Diagnosis of testicular cancer involves a patient history, physical examination, and diagnostic tests. A patient history is taken to evaluate risk factors. During physical examination the physician feels (palpates) the testicles and the abdomen to detect a lump, swelling, or enlarged lymph nodes. Diagnostic tests include ultrasound, CT scan, and blood tests.
Physicians routinely examine the testicles during a physical. But monthly testicular self-examinations (TSE) are recommended after puberty, especially for men at increased risk for testicular cancer. Finding testicular tumors early increases the chance for curing the disease.
The best time to perform the exam is during or after a warm bath or shower, when the skin of the scrotum is relaxed. Examine each testicle gently with both hands. The index and middle fingers should be placed underneath the testicle, and the thumbs placed on the top. Roll the testicle gently between the thumbs and fingers.

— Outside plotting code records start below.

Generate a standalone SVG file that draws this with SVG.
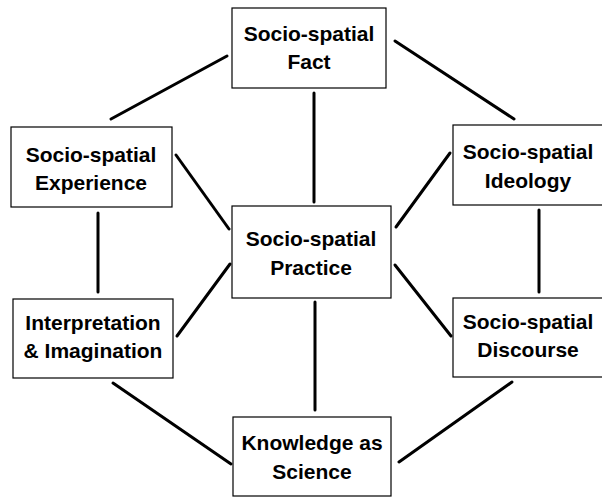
<svg xmlns="http://www.w3.org/2000/svg" width="602" height="497" viewBox="0 0 602 497">
<style>
  .box { fill: #fff; stroke: #000; stroke-width: 1.2; }
  .lbl { font-family: "Liberation Sans", Arial, sans-serif; font-size: 21px; font-weight: bold; fill: #000; text-anchor: middle; }
  .conn line { stroke: #000; stroke-width: 3; stroke-linecap: round; }
</style>
<rect width="602" height="497" fill="#fff"/>
<g id="connectors" class="conn">
  <line x1="227" y1="56" x2="111" y2="119"/>
  <line x1="395" y1="41" x2="514" y2="119"/>
  <line x1="314" y1="93" x2="314" y2="202"/>
  <line x1="176" y1="155" x2="229" y2="229"/>
  <line x1="450" y1="153" x2="396" y2="227"/>
  <line x1="98" y1="213" x2="98" y2="292"/>
  <line x1="539" y1="210" x2="539" y2="292"/>
  <line x1="177" y1="336" x2="230" y2="264"/>
  <line x1="451" y1="336" x2="395" y2="265"/>
  <line x1="315" y1="302" x2="315" y2="410"/>
  <line x1="113" y1="383" x2="231" y2="464"/>
  <line x1="512" y1="382" x2="399" y2="462"/>
</g>
<g id="fact">
  <rect class="box" x="232" y="8" width="154" height="80"/>
  <text class="lbl" x="309" y="41">Socio-spatial</text>
  <text class="lbl" x="309" y="69">Fact</text>
</g>
<g id="experience">
  <rect class="box" x="11" y="127" width="161" height="80"/>
  <text class="lbl" x="91" y="162">Socio-spatial</text>
  <text class="lbl" x="91" y="190">Experience</text>
</g>
<g id="ideology">
  <rect class="box" x="453" y="125" width="152" height="80"/>
  <text class="lbl" x="528" y="159">Socio-spatial</text>
  <text class="lbl" x="528" y="188">Ideology</text>
</g>
<g id="practice">
  <rect class="box" x="232" y="206" width="159" height="92"/>
  <text class="lbl" x="311" y="246">Socio-spatial</text>
  <text class="lbl" x="311" y="275">Practice</text>
</g>
<g id="interpretation">
  <rect class="box" x="13" y="299" width="160" height="79"/>
  <text class="lbl" x="93" y="330">Interpretation</text>
  <text class="lbl" x="93" y="358">&amp; Imagination</text>
</g>
<g id="discourse">
  <rect class="box" x="453" y="298" width="152" height="79"/>
  <text class="lbl" x="528" y="329">Socio-spatial</text>
  <text class="lbl" x="528" y="357">Discourse</text>
</g>
<g id="knowledge">
  <rect class="box" x="233" y="417" width="158" height="79"/>
  <text class="lbl" x="312" y="450">Knowledge as</text>
  <text class="lbl" x="312" y="479">Science</text>
</g>
</svg>
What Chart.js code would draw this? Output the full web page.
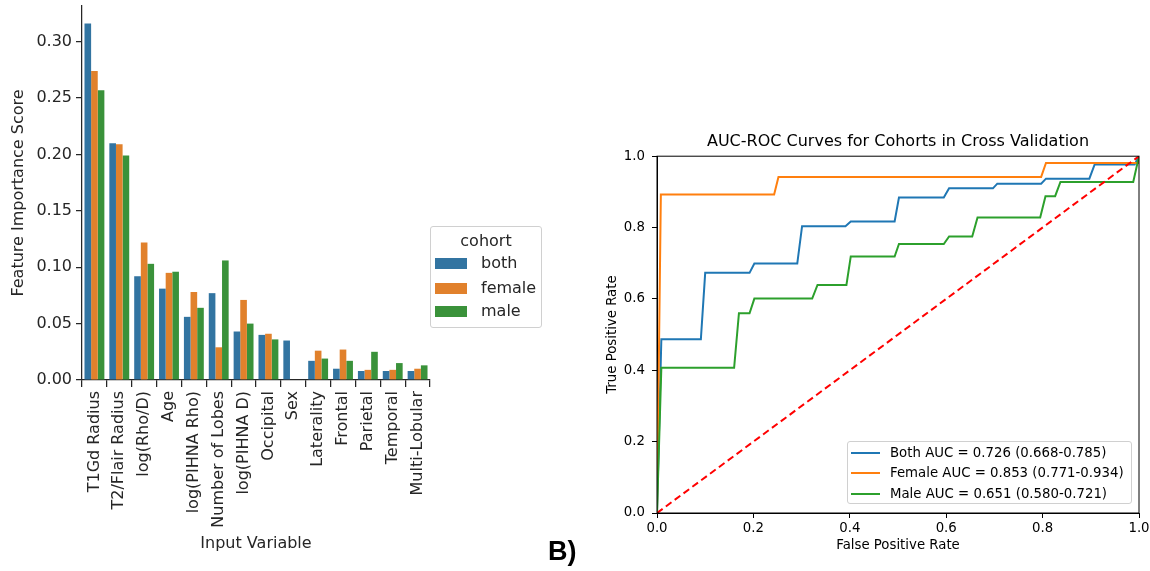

One testicle may feel larger than the other. This is normal. You will also feel a cord-like structure on the top and back of the testicle that stores and transports the sperm. This is the epididymis and should not be confused with an abnormal lump.
If you find an abnormal lump on the front or the side of the testicle, make an appointment to see your physician immediately. If the lump is caused by an infection, the physician can prescribe treatment. If the lump is not an infection, the physician will perform tests to determine if it is a tumor.